If you look closely, both ‘UK breaks’ and ‘family breaks’ were significantly higher than ‘family holidays’. This indicates the demand for domestic breaks was much more intense than for family holidays in general.
It also likely indicates people searching for family holidays have a strong intention to research international holidays for inspiration and not just domestic ones. However, this did pick up in November, and it might be worth checking other keywords to see if this is a wider trend.
As you can see from the above, this can be a very powerful tool to help understand market conditions. It’s worth remembering this is looking for the strength of the trend, not the total volume of people performing this behaviour. This is an important distinction!
Measuring non-brand demand – what next?
There are a variety of ways you can utilise the process to analyse a breadth of different search trends from a macro or micro level.

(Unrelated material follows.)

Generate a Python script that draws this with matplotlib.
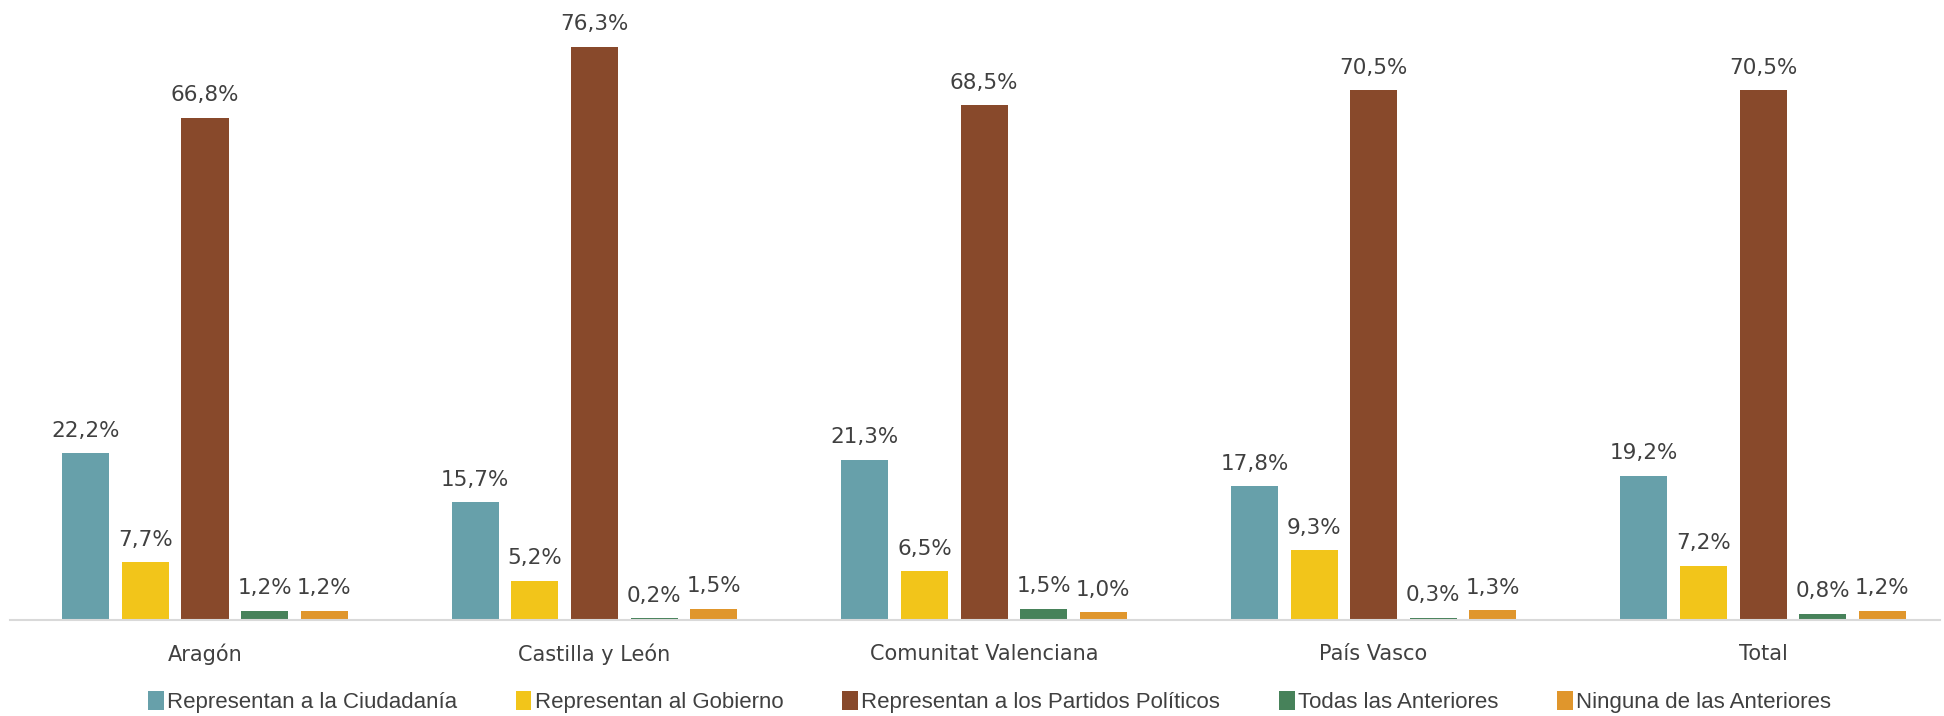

Staying within the travel industry as an example, comparing specific trends for international travel destinations may be useful to inform medium-term planning if you operate in the international travel market.
If you follow the process and sum the key brands in the industry, once you have the index, you can then search for locations, e.g. holidays Italy, holidays France, holidays Spain, holidays Canaries islands and other popular destinations.
You’ll quickly understand whether one location is in greater demand than the others, both in terms of search demand (volume) and trend strength. You can also repeat this for specific areas, months, or any other way users search for inspiration.
This can be quickly transposed into other marketing channels to help make decisions. It’s easy to pull the same trends to inform social ads and targeting, content marketing, or even PPC.